## Available data:
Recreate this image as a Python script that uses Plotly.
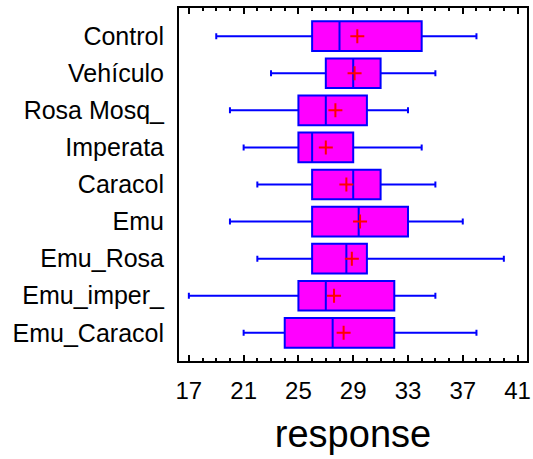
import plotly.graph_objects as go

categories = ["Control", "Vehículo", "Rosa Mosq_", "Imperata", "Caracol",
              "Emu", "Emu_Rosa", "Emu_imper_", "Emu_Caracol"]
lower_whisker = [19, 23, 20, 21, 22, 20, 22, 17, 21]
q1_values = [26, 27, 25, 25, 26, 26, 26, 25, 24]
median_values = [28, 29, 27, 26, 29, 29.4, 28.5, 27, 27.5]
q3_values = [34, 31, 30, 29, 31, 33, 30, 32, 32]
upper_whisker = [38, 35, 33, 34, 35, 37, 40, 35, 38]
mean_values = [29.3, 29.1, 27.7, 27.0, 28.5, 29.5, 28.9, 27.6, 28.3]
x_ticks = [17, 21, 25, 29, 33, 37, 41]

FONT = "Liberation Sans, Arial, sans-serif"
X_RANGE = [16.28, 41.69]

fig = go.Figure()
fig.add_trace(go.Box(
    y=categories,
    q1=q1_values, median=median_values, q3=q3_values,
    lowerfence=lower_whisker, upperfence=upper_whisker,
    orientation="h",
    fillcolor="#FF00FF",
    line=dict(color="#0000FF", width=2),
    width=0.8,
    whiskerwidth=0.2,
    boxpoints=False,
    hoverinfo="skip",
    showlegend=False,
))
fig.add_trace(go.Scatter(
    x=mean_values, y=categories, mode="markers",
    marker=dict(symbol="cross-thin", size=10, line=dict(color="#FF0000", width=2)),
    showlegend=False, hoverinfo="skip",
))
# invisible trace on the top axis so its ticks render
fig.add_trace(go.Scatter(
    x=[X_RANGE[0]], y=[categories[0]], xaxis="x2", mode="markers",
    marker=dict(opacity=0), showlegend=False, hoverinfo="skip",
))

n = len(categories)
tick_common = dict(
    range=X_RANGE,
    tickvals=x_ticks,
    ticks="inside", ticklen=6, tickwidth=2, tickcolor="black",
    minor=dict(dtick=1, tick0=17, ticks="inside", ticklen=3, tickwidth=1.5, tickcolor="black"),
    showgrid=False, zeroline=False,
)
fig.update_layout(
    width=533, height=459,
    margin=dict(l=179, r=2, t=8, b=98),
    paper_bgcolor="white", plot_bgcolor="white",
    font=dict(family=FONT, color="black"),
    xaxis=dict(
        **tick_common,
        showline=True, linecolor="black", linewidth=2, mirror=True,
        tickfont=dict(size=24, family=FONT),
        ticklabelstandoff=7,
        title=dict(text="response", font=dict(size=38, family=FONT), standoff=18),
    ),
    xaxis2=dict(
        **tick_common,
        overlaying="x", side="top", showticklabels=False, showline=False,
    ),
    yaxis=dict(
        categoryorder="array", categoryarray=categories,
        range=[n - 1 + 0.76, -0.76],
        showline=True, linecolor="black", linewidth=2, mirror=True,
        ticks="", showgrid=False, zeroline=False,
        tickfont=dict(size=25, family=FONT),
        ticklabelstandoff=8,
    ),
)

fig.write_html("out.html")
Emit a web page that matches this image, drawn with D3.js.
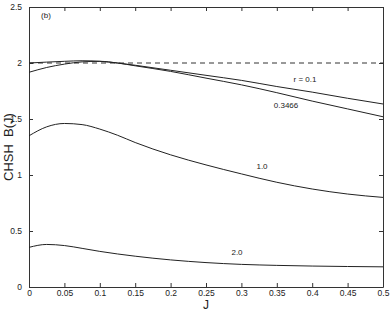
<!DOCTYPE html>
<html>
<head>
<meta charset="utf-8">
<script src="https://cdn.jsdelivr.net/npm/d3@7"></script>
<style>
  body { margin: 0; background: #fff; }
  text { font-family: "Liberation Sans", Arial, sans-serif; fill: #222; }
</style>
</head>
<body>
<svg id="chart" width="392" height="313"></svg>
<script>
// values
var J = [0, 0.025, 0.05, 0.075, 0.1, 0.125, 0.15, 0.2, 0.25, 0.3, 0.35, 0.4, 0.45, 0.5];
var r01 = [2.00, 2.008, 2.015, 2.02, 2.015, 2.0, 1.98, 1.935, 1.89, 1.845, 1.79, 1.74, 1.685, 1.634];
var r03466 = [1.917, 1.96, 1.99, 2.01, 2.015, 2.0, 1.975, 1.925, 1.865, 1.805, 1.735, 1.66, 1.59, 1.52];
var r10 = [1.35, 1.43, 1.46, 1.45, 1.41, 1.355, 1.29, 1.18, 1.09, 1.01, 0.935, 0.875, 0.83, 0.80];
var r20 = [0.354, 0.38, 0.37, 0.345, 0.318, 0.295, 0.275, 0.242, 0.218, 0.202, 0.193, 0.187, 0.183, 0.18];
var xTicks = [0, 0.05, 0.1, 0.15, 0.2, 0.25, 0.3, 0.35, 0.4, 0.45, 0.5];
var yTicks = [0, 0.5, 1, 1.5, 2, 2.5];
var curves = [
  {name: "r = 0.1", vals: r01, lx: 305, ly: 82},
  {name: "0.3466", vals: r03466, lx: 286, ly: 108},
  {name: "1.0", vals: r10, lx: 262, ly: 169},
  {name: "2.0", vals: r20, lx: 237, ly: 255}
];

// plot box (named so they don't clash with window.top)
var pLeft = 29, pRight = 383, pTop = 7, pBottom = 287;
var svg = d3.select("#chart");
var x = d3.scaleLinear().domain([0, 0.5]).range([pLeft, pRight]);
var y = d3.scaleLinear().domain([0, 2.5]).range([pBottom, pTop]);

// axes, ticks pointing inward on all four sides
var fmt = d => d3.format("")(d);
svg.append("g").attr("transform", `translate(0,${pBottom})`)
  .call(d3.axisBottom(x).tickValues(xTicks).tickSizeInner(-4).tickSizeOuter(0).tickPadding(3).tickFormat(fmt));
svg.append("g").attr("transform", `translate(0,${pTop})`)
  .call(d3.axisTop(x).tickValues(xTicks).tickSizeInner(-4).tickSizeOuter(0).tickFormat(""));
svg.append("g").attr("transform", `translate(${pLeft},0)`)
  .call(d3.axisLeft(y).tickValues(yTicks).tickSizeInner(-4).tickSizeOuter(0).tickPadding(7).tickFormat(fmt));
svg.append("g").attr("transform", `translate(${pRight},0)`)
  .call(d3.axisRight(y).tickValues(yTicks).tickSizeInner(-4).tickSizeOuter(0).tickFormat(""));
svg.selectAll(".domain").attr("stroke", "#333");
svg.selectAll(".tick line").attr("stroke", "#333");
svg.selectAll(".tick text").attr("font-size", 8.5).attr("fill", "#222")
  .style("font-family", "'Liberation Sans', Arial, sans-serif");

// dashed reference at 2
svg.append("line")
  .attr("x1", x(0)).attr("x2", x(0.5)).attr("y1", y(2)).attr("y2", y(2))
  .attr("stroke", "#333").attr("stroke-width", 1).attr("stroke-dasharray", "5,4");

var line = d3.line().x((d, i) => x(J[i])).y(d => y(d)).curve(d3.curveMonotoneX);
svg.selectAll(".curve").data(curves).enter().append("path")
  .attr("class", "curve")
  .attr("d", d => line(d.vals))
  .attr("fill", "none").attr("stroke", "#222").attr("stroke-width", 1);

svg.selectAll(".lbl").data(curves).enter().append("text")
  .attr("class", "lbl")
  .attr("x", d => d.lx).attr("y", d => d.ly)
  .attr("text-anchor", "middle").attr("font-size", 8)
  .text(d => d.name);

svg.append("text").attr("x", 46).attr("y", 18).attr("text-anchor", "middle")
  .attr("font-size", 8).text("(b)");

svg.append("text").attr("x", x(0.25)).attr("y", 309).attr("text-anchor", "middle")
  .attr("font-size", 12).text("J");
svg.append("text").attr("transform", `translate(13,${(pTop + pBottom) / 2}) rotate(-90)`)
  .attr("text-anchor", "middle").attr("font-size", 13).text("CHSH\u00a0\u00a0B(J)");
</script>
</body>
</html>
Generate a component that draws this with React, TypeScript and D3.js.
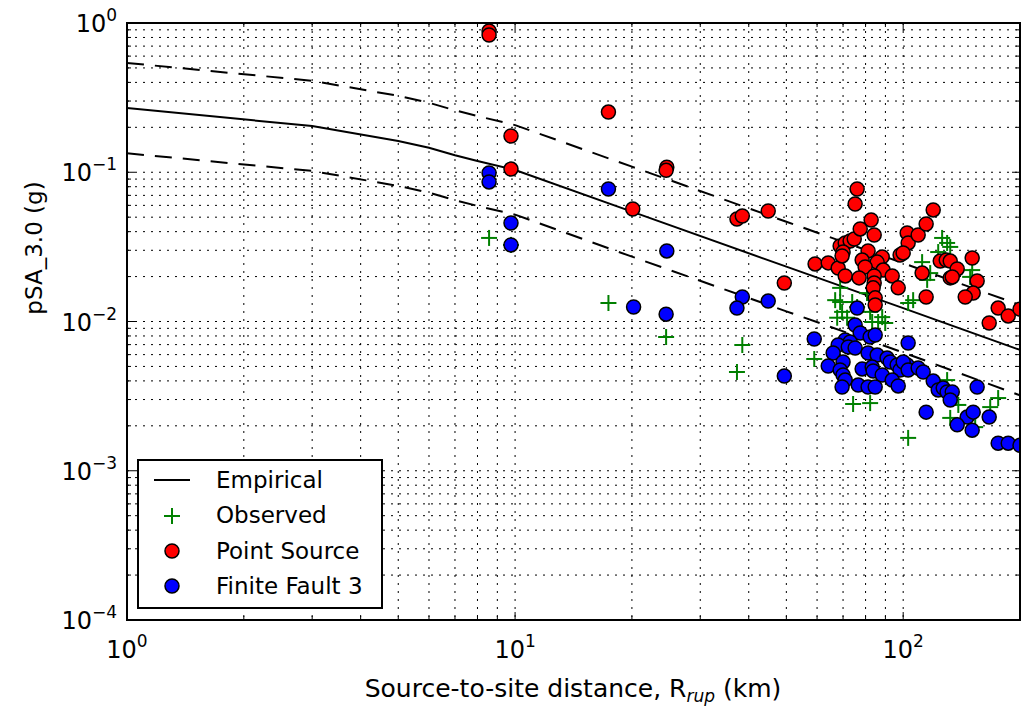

## Objective:
Repeat all the data as it stands, dropping any images it holds.

## Final answer:
Recreate this image as a Python script that uses Plotly.
import plotly.graph_objects as go

categories = ["Control", "Vehículo", "Rosa Mosq_", "Imperata", "Caracol",
              "Emu", "Emu_Rosa", "Emu_imper_", "Emu_Caracol"]
lower_whisker = [19, 23, 20, 21, 22, 20, 22, 17, 21]
q1_values = [26, 27, 25, 25, 26, 26, 26, 25, 24]
median_values = [28, 29, 27, 26, 29, 29.4, 28.5, 27, 27.5]
q3_values = [34, 31, 30, 29, 31, 33, 30, 32, 32]
upper_whisker = [38, 35, 33, 34, 35, 37, 40, 35, 38]
mean_values = [29.3, 29.1, 27.7, 27.0, 28.5, 29.5, 28.9, 27.6, 28.3]
x_ticks = [17, 21, 25, 29, 33, 37, 41]

FONT = "Liberation Sans, Arial, sans-serif"
X_RANGE = [16.28, 41.69]

fig = go.Figure()
fig.add_trace(go.Box(
    y=categories,
    q1=q1_values, median=median_values, q3=q3_values,
    lowerfence=lower_whisker, upperfence=upper_whisker,
    orientation="h",
    fillcolor="#FF00FF",
    line=dict(color="#0000FF", width=2),
    width=0.8,
    whiskerwidth=0.2,
    boxpoints=False,
    hoverinfo="skip",
    showlegend=False,
))
fig.add_trace(go.Scatter(
    x=mean_values, y=categories, mode="markers",
    marker=dict(symbol="cross-thin", size=10, line=dict(color="#FF0000", width=2)),
    showlegend=False, hoverinfo="skip",
))
# invisible trace on the top axis so its ticks render
fig.add_trace(go.Scatter(
    x=[X_RANGE[0]], y=[categories[0]], xaxis="x2", mode="markers",
    marker=dict(opacity=0), showlegend=False, hoverinfo="skip",
))

n = len(categories)
tick_common = dict(
    range=X_RANGE,
    tickvals=x_ticks,
    ticks="inside", ticklen=6, tickwidth=2, tickcolor="black",
    minor=dict(dtick=1, tick0=17, ticks="inside", ticklen=3, tickwidth=1.5, tickcolor="black"),
    showgrid=False, zeroline=False,
)
fig.update_layout(
    width=533, height=459,
    margin=dict(l=179, r=2, t=8, b=98),
    paper_bgcolor="white", plot_bgcolor="white",
    font=dict(family=FONT, color="black"),
    xaxis=dict(
        **tick_common,
        showline=True, linecolor="black", linewidth=2, mirror=True,
        tickfont=dict(size=24, family=FONT),
        ticklabelstandoff=7,
        title=dict(text="response", font=dict(size=38, family=FONT), standoff=18),
    ),
    xaxis2=dict(
        **tick_common,
        overlaying="x", side="top", showticklabels=False, showline=False,
    ),
    yaxis=dict(
        categoryorder="array", categoryarray=categories,
        range=[n - 1 + 0.76, -0.76],
        showline=True, linecolor="black", linewidth=2, mirror=True,
        ticks="", showgrid=False, zeroline=False,
        tickfont=dict(size=25, family=FONT),
        ticklabelstandoff=8,
    ),
)

fig.write_html("out.html")
Emit a web page that matches this image, drawn with D3.js.
<!DOCTYPE html>
<html>
<head>
<meta charset="utf-8">
<script src="https://cdn.jsdelivr.net/npm/d3@7"></script>
<style>
  body { margin: 0; background: #fff; }
  text { font-family: "Liberation Sans", Arial, sans-serif; fill: #222; }
</style>
</head>
<body>
<svg id="chart" width="392" height="313"></svg>
<script>
// values
var J = [0, 0.025, 0.05, 0.075, 0.1, 0.125, 0.15, 0.2, 0.25, 0.3, 0.35, 0.4, 0.45, 0.5];
var r01 = [2.00, 2.008, 2.015, 2.02, 2.015, 2.0, 1.98, 1.935, 1.89, 1.845, 1.79, 1.74, 1.685, 1.634];
var r03466 = [1.917, 1.96, 1.99, 2.01, 2.015, 2.0, 1.975, 1.925, 1.865, 1.805, 1.735, 1.66, 1.59, 1.52];
var r10 = [1.35, 1.43, 1.46, 1.45, 1.41, 1.355, 1.29, 1.18, 1.09, 1.01, 0.935, 0.875, 0.83, 0.80];
var r20 = [0.354, 0.38, 0.37, 0.345, 0.318, 0.295, 0.275, 0.242, 0.218, 0.202, 0.193, 0.187, 0.183, 0.18];
var xTicks = [0, 0.05, 0.1, 0.15, 0.2, 0.25, 0.3, 0.35, 0.4, 0.45, 0.5];
var yTicks = [0, 0.5, 1, 1.5, 2, 2.5];
var curves = [
  {name: "r = 0.1", vals: r01, lx: 305, ly: 82},
  {name: "0.3466", vals: r03466, lx: 286, ly: 108},
  {name: "1.0", vals: r10, lx: 262, ly: 169},
  {name: "2.0", vals: r20, lx: 237, ly: 255}
];

// plot box (named so they don't clash with window.top)
var pLeft = 29, pRight = 383, pTop = 7, pBottom = 287;
var svg = d3.select("#chart");
var x = d3.scaleLinear().domain([0, 0.5]).range([pLeft, pRight]);
var y = d3.scaleLinear().domain([0, 2.5]).range([pBottom, pTop]);

// axes, ticks pointing inward on all four sides
var fmt = d => d3.format("")(d);
svg.append("g").attr("transform", `translate(0,${pBottom})`)
  .call(d3.axisBottom(x).tickValues(xTicks).tickSizeInner(-4).tickSizeOuter(0).tickPadding(3).tickFormat(fmt));
svg.append("g").attr("transform", `translate(0,${pTop})`)
  .call(d3.axisTop(x).tickValues(xTicks).tickSizeInner(-4).tickSizeOuter(0).tickFormat(""));
svg.append("g").attr("transform", `translate(${pLeft},0)`)
  .call(d3.axisLeft(y).tickValues(yTicks).tickSizeInner(-4).tickSizeOuter(0).tickPadding(7).tickFormat(fmt));
svg.append("g").attr("transform", `translate(${pRight},0)`)
  .call(d3.axisRight(y).tickValues(yTicks).tickSizeInner(-4).tickSizeOuter(0).tickFormat(""));
svg.selectAll(".domain").attr("stroke", "#333");
svg.selectAll(".tick line").attr("stroke", "#333");
svg.selectAll(".tick text").attr("font-size", 8.5).attr("fill", "#222")
  .style("font-family", "'Liberation Sans', Arial, sans-serif");

// dashed reference at 2
svg.append("line")
  .attr("x1", x(0)).attr("x2", x(0.5)).attr("y1", y(2)).attr("y2", y(2))
  .attr("stroke", "#333").attr("stroke-width", 1).attr("stroke-dasharray", "5,4");

var line = d3.line().x((d, i) => x(J[i])).y(d => y(d)).curve(d3.curveMonotoneX);
svg.selectAll(".curve").data(curves).enter().append("path")
  .attr("class", "curve")
  .attr("d", d => line(d.vals))
  .attr("fill", "none").attr("stroke", "#222").attr("stroke-width", 1);

svg.selectAll(".lbl").data(curves).enter().append("text")
  .attr("class", "lbl")
  .attr("x", d => d.lx).attr("y", d => d.ly)
  .attr("text-anchor", "middle").attr("font-size", 8)
  .text(d => d.name);

svg.append("text").attr("x", 46).attr("y", 18).attr("text-anchor", "middle")
  .attr("font-size", 8).text("(b)");

svg.append("text").attr("x", x(0.25)).attr("y", 309).attr("text-anchor", "middle")
  .attr("font-size", 12).text("J");
svg.append("text").attr("transform", `translate(13,${(pTop + pBottom) / 2}) rotate(-90)`)
  .attr("text-anchor", "middle").attr("font-size", 13).text("CHSH\u00a0\u00a0B(J)");
</script>
</body>
</html>
Generate a component that draws this with React, TypeScript and D3.js.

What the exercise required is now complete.